Yes, it does. Why do you think that is?
wealthy people keep making good decisions while po folks make worse ones ? Obama for example.
Yes, it does. Why do you think that is?
wealthy people keep making good decisions while po folks make worse ones ? Obama for example.
Obama is a wealthy person.
ok fair, voting for Obama.
If Obama is a wealthy person, then, according to your formula, he must be making good decisions. Either that, or he's an exception to your rule, but he does seem to be making money for himself and his family.
I'm not sure how many wealthy vs. not so wealthy voted for him, but I'd be willing to bet that the wealthy ones who didn't aren't any better off than the ones who did.
I'm also not so sure that voting McCain/Palin was such a good decision either. Maybe there wasn't a good decision to be made last time around.
here's another hypothesis: The wealthy keep getting more wealthy because money begets money.
haha. ok po folks make worse decisions LIKE voting for Obama.
the wealthy know the difference between presidential candidates only impact them marginally while that impact is far greater on those of more humble means.
On the other hand, it is the poor who go and fight the wars that the CIC decides to start, at least mostly the poor.

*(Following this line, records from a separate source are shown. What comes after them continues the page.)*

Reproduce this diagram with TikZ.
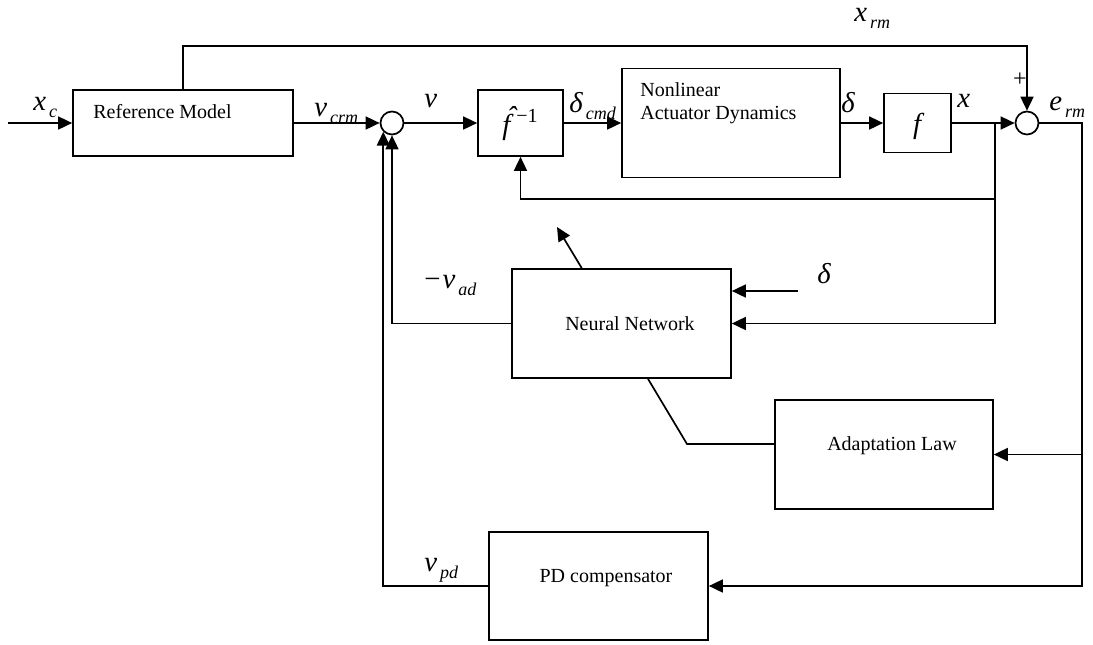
\documentclass[tikz,border=0pt]{standalone}
\usepackage{fontspec}
\setmainfont{Liberation Serif}
\usetikzlibrary{
    arrows.meta,
    positioning,
    calc
}
\tikzset{
    blk/.style={draw, line width=0.85pt, inner sep=0pt},
    sumjn/.style={draw, circle, line width=0.85pt, minimum size=11.5pt, inner sep=0pt},
    sig/.style={-{Triangle[length=7pt,width=6.5pt]}, line width=0.85pt},
    wire/.style={line width=0.85pt},
    lbl/.style={anchor=base west, inner sep=0pt},
    txt/.style={anchor=base, inner sep=0pt}
}
\newcommand{\sigl}[2]{{\Large\itshape #1}\kern1.5pt\raisebox{-3.5pt}{\small\itshape #2}}

\begin{document}
\begin{tikzpicture}[x=0.5pt,y=-0.5pt]
%
    \useasboundingbox (0,0) rectangle (1093,644);
%
    % Blocks
%
    \node[
        blk,
        minimum width=110pt,
        minimum height=33pt
    ] (refm) at (183,123) {};
    \node[
        txt,
        anchor=base west
    ] (refm-txt) at (93,118) {Reference Model};
%
    \node[sumjn] (sum1) at (392,123) {};
%
    \node[
        blk,
        minimum width=42.5pt,
        minimum height=33pt
    ] (fhat) at (520.5,123) {};
    \node[txt] (fhat-txt) at (520,134) {%
        {\Large\itshape\makebox[0pt][l]{\kern0.16em\raisebox{0.26em}{ˆ}}f}%
        \kern3pt\raisebox{6pt}{−1}};
%
    \node[
        blk,
        minimum width=109pt,
        minimum height=54.5pt
    ] (nad) at (731,123) {};
    \node[
        txt,
        anchor=base west
    ] (nad-txt1) at (640,96) {Nonlinear};
    \node[
        txt,
        anchor=base west
    ] (nad-txt2) at (640,119) {Actuator Dynamics};
%
    \node[
        blk,
        minimum width=33.5pt,
        minimum height=29.5pt
    ] (fblk) at (917.5,123) {};
    \node[txt] (fblk-txt) at (917,133) {\Large\itshape f};
%
    \node[sumjn] (sum2) at (1027,123) {};
%
    \node[
        blk,
        minimum width=109.5pt,
        minimum height=54.5pt
    ] (nn) at (621.5,323.5) {};
    \node[txt] (nn-txt) at (630,330) {Neural Network};
%
    \node[
        blk,
        minimum width=109pt,
        minimum height=54.5pt
    ] (al) at (884,454.5) {};
    \node[txt] (al-txt) at (892,450) {Adaptation Law};
%
    \node[
        blk,
        minimum width=109.5pt,
        minimum height=54pt
    ] (pd) at (598.5,586) {};
    \node[txt] (pd-txt) at (606,582) {PD compensator};
%
    % Free ends and bends
%
    \coordinate (xc-in) at (8,123);
    \coordinate (xrm-lane) at (0,46);
    \coordinate (xjunc) at (995,123);
    \coordinate (fb-lane) at (0,199);
    \coordinate (erm-turn) at (1082,123);
    \coordinate (delta-in) at (798,291);
    \coordinate (tune-tip) at (557,227);
    \coordinate (al-bend) at (687,444);
%
    % Forward path
%
    \draw[sig] (xc-in) -- (refm.west);
    \draw[sig] (refm.north) -- (refm.north |- xrm-lane) -| (sum2.north);
    \draw[sig] (refm.east) -- (sum1.west);
    \draw[sig] (sum1.east) -- (fhat.west);
    \draw[sig] (fhat.east) -- (nad.west);
    \draw[sig] (nad.east) -- (fblk.west);
    \draw[sig] (fblk.east) -- (sum2.west);
%
    % Feedback of x
%
    \draw[sig] (xjunc) |- (nn.east);
    \draw[sig] (xjunc |- fb-lane) -| (fhat.south);
%
    % Tracking error
%
    \draw[sig] (sum2.east) -- (erm-turn) |- (pd.east);
    \draw[sig] (erm-turn |- al.east) -- (al.east);
%
    % Neural network
%
    \draw[sig] (delta-in) -- (delta-in -| nn.east);
    \draw[sig] (nn.west) -| (sum1.south);
    \draw[sig] ($(nn.north west)!0.32!(nn.north east)$) -- (tune-tip);
    \draw[wire] ($(nn.south west)!0.62!(nn.south east)$) -- (al-bend) -- (al-bend -| al.west);
%
    % PD compensator
%
    \draw[sig] (pd.west) -| (sum1.south west);
%
    % Signal labels
%
    \node[lbl] (xc-lbl) at (33,110) {\sigl{x}{c}};
    \node[lbl] (vcrm-lbl) at (314,116) {\sigl{ν}{crm}};
    \node[lbl] (v-lbl) at (424,107) {\Large\itshape ν};
    \node[lbl] (dcmd-lbl) at (569,112) {\sigl{δ}{cmd}};
    \node[lbl] (d-lbl) at (841,112) {\Large\itshape δ};
    \node[lbl] (x-lbl) at (957,107) {\Large\itshape x};
    \node[lbl] (erm-lbl) at (1049,110) {\sigl{e}{rm}};
    \node[lbl] (xrm-lbl) at (854,21) {\sigl{x}{rm}};
    \node[inner sep=0pt] (plus-lbl) at (1020,80) {\large +};
    \node[lbl] (vad-lbl) at (424,288) {{\Large −}\kern1pt\sigl{ν}{ad}};
    \node[lbl] (dnn-lbl) at (817,283) {\Large\itshape δ};
    \node[lbl] (vpd-lbl) at (424,571) {\sigl{ν}{pd}};
%
\end{tikzpicture}
\end{document}
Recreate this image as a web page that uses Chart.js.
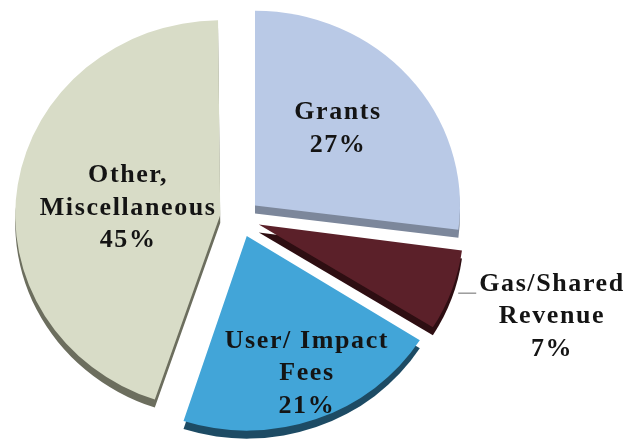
<!DOCTYPE html>
<html>
<head>
<meta charset="utf-8">
<script src="https://cdn.jsdelivr.net/npm/chart.js@4.4.1/dist/chart.umd.min.js"></script>
<style>
  html, body { margin: 0; padding: 0; background: #fff; }
  #wrap { width: 631px; height: 446px; position: relative; }
</style>
</head>
<body>
<div id="wrap"><canvas id="myChart"></canvas></div>
<script>
// slices, clockwise from 12 o'clock
const categories = ['Grants', 'Gas/Shared Revenue', 'User/ Impact Fees', 'Other, Miscellaneous'];
const shares = [27, 7, 21, 45];
const labelLines = [['Grants'], ['Gas/Shared', 'Revenue'], ['User/ Impact', 'Fees'], ['Other,', 'Miscellaneous']];

const topColors = ['#b9c9e6', '#5b2029', '#42a5d8', '#d8dcc7'];
const sideColors = ['#7c879b', '#2e0e12', '#1d4b64', '#6c6e5e'];

// label placement: fraction of radius along the slice middle, then a nudge
const labelFrac = [0.54, 1.52, 0.866, 0.455];
const labelNudge = [[0, -7], [0, -8], [0, -21], [0, 7]];

const RADIUS = 205;
const SQUASH = 0.95;   // tilt of the 3d pie
const DEPTH = 8;       // thickness in px
const EXPLODE = 80;    // chart.js divides arc offset by 4

function centre(chart) {
    const a = chart.chartArea;
    return [(a.left + a.right) / 2, (a.top + a.bottom) / 2];
}

const pie3d = {
    id: 'pie3d',
    afterDatasetUpdate(chart) {
        // arcs narrower than 180deg get their radius pushed out by the offset, undo that
        chart.getDatasetMeta(0).data.forEach(arc => {
            const off = (arc.options.offset || 0) / 4;
            const fix = 1 - Math.sin(Math.min(Math.PI, arc.circumference));
            arc.outerRadius = RADIUS - off * fix;
        });
    },
    beforeDatasetsDraw(chart) {
        const ctx = chart.ctx;
        const [cx, cy] = centre(chart);
        ctx.save();
        ctx.translate(cx, cy);
        ctx.scale(1, SQUASH);
        ctx.translate(-cx, -cy);
        chart.getDatasetMeta(0).data.forEach((arc, i) => {
            const off = (arc.options.offset || 0) / 4;
            const fix = 1 - Math.sin(Math.min(Math.PI, arc.circumference));
            const radOff = off * fix;
            const r = arc.outerRadius + radOff;
            const alpha = arc.endAngle - arc.startAngle;
            const beta = Math.max(0.001, alpha * r - radOff / Math.PI) / r;
            const ao = (alpha - beta) / 2;
            const mid = (arc.startAngle + arc.endAngle) / 2;
            const x = arc.x + Math.cos(mid) * off;
            const y = arc.y + Math.sin(mid) * off + DEPTH / SQUASH;
            ctx.fillStyle = sideColors[i];
            ctx.beginPath();
            ctx.moveTo(x, y);
            ctx.arc(x, y, r, arc.startAngle + ao, arc.endAngle - ao);
            ctx.closePath();
            ctx.fill();
        });
    },
    afterDatasetsDraw(chart) {
        const ctx = chart.ctx;
        ctx.restore();
        const [cx, cy] = centre(chart);
        ctx.save();
        ctx.font = 'bold 26px "Liberation Serif", serif';
        ctx.letterSpacing = '1.6px';
        ctx.fillStyle = '#141414';
        ctx.textAlign = 'center';
        ctx.textBaseline = 'middle';
        const lh = 32.5;
        chart.getDatasetMeta(0).data.forEach((arc, i) => {
            const off = (arc.options.offset || 0) / 4;
            const mid = (arc.startAngle + arc.endAngle) / 2;
            const d = off + RADIUS * labelFrac[i];
            const ux = arc.x + Math.cos(mid) * d;
            const uy = arc.y + Math.sin(mid) * d;
            const x = ux + labelNudge[i][0];
            const y = cy + (uy - cy) * SQUASH + labelNudge[i][1];
            const lines = labelLines[i].concat([shares[i] + '%']);
            const top = y - (lines.length - 1) * lh / 2;
            lines.forEach((t, k) => ctx.fillText(t, x, top + k * lh));
            if (labelFrac[i] > 1) {
                // leader line for the outside label
                const w = ctx.measureText(lines[0]).width;
                const lx = x - w / 2 - 3;
                ctx.strokeStyle = '#9a9a9a';
                ctx.lineWidth = 1.5;
                ctx.beginPath();
                ctx.moveTo(lx, top + 9);
                ctx.lineTo(lx - 18, top + 9);
                ctx.stroke();
            }
        });
        ctx.restore();
    }
};

const data = {
    labels: categories,
    datasets: [{
        data: shares,
        backgroundColor: topColors,
        borderWidth: 0,
        offset: EXPLODE,
        hoverOffset: 0
    }]
};

const config = {
    type: 'pie',
    data: data,
    options: {
        responsive: true,
        maintainAspectRatio: false,
        animation: false,
        radius: RADIUS,
        layout: {
            padding: { left: 0, right: 151, top: 0, bottom: 10 }
        },
        plugins: {
            legend: { display: false },
            tooltip: { enabled: false }
        },
        events: []
    },
    plugins: [pie3d]
};

var myChart = new Chart(document.getElementById('myChart'), config);
</script>
</body>
</html>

Another Leftist myth to be debunked...
The U.S. military is not a "poor man's force." The data shows the force is more educated than the population at large. More servicemembers have some college than the typical 18- to 24-year-olds. On the socioeconomic side, the military is strongly middle class. - About.com
And...
In an interview Tuesday, Gilroy said the socio-economic data dispels the myth that recruits hail disproportionately from families in poverty or surviving on modest incomes. He cited a Heritage Foundation study showing that from 1999 to 2007, the percentage of non-prior-service recruits entering the military from families in the nation's poorest neighborhoods fell from 18 percent down to 10.7 percent. Recruits from families living in richest one-fifth of neighborhoods rose from 18.6 percent to 24.9 percent.
Recruits in 2006 and 2007, the latest years for available data, were modestly over-representative of neighborhoods where average family income is $40,000 or more. Neighborhoods with family incomes below $40,000 were under-represented among recruits signed during those two years. - Military.com
Wow! Myth debunked. I stand corrected.
So, who is affected most by the choice of president, then, the rich or the poor? It's beginning to sound like the rich have a bigger stake in the game.
From a statistical standpoint, the "poor" don't really have much to lose and everything to gain, the "rich" don't have much to gain (that they don't already have) but a lot to lose, so the middle class would seem to be the most affected since they could go either way as a result of presidential policy.